The problem ::
Starting with the first line below, extract each line through the one that contains "import numpy as np", inclusive, excluding pictures.

Collected material ::
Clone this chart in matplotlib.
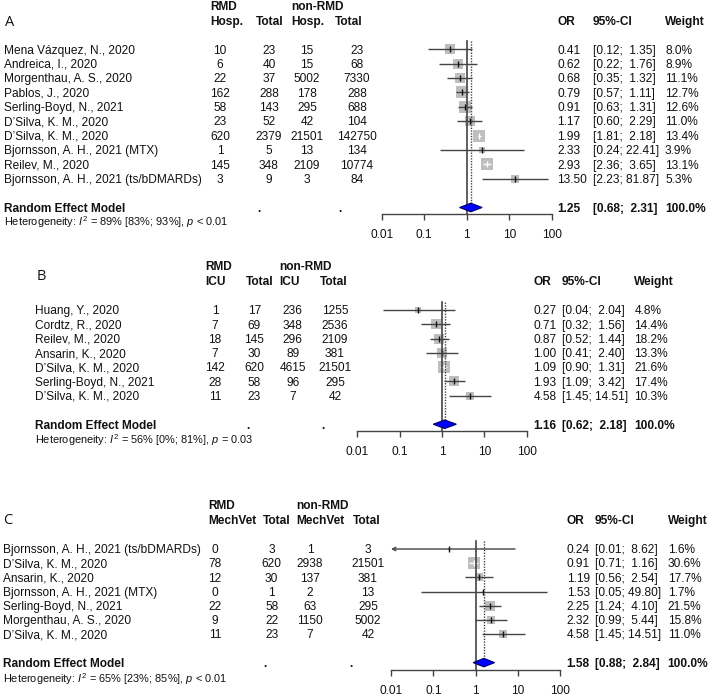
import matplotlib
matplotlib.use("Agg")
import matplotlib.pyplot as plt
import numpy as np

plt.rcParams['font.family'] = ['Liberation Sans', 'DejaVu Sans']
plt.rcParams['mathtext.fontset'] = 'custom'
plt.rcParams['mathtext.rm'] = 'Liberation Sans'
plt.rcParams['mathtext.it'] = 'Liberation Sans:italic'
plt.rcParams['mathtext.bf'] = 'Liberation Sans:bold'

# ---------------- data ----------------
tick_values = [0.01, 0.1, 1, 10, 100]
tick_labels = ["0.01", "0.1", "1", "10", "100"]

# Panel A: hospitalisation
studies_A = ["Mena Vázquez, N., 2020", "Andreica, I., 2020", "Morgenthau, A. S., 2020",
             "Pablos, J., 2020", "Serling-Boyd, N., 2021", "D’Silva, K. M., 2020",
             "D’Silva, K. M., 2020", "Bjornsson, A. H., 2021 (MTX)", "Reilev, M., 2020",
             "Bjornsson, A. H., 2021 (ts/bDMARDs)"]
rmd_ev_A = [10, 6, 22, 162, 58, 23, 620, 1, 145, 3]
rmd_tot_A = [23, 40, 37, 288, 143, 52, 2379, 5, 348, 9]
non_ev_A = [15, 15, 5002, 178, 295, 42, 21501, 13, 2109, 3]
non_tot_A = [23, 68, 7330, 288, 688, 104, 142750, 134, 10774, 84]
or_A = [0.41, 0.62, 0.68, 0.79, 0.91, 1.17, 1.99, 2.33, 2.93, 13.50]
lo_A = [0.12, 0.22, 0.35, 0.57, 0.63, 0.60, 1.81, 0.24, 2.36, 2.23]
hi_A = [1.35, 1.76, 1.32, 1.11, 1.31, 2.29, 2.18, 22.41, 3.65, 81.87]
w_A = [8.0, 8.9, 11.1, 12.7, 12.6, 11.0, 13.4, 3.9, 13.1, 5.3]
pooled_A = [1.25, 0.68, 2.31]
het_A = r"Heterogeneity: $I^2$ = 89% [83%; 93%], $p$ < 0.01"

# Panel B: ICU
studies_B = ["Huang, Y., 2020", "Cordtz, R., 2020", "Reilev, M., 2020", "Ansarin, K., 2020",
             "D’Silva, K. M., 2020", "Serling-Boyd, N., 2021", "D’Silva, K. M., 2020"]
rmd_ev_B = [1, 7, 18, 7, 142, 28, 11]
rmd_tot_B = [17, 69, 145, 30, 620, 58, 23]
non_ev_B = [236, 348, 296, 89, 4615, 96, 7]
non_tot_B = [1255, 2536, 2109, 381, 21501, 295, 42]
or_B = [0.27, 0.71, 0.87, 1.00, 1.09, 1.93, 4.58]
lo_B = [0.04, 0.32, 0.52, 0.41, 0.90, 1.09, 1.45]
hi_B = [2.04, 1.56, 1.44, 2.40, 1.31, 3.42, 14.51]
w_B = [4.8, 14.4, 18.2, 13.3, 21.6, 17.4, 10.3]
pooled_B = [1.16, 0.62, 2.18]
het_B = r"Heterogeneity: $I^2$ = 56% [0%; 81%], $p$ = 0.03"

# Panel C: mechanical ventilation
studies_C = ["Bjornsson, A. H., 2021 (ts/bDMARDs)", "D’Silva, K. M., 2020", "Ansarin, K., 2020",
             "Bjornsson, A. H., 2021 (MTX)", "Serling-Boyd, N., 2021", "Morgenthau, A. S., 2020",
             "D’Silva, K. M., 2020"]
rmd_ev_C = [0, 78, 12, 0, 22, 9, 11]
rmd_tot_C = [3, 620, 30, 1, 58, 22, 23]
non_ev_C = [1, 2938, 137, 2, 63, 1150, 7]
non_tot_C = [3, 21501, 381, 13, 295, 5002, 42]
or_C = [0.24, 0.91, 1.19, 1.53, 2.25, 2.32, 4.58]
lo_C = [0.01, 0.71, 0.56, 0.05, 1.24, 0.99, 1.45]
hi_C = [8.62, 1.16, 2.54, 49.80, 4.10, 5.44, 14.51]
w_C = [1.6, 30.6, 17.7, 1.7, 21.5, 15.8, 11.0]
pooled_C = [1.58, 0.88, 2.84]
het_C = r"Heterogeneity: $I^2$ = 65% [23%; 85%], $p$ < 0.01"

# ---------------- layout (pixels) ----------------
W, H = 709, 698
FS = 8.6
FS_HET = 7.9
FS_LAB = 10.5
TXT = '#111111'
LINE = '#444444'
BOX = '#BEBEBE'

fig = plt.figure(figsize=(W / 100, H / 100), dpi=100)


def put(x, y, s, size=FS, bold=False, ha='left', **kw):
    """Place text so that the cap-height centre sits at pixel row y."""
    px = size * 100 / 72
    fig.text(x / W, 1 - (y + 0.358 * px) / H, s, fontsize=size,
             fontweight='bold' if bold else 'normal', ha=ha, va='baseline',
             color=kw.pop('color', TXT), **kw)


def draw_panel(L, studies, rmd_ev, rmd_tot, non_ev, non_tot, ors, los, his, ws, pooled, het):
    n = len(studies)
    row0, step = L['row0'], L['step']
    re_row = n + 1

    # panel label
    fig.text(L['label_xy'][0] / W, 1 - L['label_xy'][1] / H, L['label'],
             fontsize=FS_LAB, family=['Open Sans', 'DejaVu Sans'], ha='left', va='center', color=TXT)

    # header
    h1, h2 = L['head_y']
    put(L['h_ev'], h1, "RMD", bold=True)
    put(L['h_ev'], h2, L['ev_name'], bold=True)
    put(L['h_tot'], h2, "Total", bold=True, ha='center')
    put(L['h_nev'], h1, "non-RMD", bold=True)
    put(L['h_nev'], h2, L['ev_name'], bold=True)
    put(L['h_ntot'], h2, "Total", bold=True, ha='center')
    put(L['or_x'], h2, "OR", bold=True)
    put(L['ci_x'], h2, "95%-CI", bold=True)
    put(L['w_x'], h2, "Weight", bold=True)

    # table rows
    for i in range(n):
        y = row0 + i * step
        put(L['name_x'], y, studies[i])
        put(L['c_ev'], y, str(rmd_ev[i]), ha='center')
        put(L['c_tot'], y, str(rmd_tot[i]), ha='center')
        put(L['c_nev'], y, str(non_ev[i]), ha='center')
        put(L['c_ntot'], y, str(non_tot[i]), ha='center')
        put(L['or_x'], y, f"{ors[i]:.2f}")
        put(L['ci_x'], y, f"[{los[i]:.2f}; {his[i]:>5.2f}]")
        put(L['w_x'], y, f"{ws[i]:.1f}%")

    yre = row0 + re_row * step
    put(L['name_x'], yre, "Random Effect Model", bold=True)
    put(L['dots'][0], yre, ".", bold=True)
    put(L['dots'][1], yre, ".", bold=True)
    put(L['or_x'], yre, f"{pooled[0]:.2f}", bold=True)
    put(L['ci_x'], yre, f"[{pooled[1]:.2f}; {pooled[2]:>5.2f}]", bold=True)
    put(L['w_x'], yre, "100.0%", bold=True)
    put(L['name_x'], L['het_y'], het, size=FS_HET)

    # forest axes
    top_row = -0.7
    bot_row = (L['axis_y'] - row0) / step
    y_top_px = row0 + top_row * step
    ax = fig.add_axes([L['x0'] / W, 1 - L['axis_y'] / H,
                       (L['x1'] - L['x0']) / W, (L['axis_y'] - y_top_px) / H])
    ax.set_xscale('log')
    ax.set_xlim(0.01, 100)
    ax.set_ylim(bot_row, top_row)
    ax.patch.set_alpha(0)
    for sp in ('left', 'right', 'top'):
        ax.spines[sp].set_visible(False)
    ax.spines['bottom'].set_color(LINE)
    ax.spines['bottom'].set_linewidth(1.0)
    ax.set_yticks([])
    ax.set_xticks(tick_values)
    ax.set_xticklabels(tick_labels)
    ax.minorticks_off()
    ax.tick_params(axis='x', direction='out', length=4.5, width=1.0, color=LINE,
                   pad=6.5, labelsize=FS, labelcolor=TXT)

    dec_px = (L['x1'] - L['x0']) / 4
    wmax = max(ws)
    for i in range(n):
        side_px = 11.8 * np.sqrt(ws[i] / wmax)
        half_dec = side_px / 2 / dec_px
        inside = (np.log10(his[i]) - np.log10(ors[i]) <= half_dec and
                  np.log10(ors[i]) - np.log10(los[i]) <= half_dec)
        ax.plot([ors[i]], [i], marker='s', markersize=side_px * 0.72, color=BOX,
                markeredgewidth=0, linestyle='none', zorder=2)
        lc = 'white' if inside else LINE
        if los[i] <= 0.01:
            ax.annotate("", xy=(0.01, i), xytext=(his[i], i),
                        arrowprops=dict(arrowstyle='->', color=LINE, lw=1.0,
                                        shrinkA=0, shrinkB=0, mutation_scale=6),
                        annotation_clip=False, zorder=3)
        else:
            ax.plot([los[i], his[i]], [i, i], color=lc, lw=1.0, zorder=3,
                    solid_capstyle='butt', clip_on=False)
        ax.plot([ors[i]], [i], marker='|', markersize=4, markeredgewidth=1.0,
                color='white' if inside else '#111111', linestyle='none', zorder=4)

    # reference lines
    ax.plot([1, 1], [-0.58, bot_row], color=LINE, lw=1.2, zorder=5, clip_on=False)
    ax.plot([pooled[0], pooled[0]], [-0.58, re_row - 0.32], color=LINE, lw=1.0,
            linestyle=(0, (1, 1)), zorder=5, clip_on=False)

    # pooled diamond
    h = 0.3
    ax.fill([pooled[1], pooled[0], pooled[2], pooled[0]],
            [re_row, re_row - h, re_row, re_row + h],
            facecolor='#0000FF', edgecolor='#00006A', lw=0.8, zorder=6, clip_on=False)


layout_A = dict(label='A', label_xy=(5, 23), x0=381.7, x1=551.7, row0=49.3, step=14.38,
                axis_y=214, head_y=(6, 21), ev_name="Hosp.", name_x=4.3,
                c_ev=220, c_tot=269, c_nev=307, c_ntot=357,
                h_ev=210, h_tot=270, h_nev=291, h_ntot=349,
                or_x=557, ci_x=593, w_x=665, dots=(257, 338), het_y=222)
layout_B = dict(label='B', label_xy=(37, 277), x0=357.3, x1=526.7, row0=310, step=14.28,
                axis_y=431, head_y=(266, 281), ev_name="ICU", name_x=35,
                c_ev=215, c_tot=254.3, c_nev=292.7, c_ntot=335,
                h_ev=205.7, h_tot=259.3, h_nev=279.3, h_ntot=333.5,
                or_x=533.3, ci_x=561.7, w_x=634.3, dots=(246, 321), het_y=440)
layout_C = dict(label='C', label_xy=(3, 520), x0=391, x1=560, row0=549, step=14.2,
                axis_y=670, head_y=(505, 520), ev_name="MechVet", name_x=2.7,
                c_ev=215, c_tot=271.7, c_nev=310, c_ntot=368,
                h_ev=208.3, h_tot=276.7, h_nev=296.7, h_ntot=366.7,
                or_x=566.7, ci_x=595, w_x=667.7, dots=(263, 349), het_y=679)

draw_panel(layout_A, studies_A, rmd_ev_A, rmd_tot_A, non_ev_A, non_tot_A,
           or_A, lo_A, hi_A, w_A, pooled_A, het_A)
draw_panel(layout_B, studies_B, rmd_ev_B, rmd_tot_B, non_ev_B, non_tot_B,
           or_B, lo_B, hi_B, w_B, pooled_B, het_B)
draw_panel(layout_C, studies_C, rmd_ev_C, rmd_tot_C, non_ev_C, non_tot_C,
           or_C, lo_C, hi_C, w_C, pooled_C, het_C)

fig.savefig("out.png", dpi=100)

Result ::
Clone this chart in matplotlib.
import matplotlib
matplotlib.use("Agg")
import matplotlib.pyplot as plt
import numpy as np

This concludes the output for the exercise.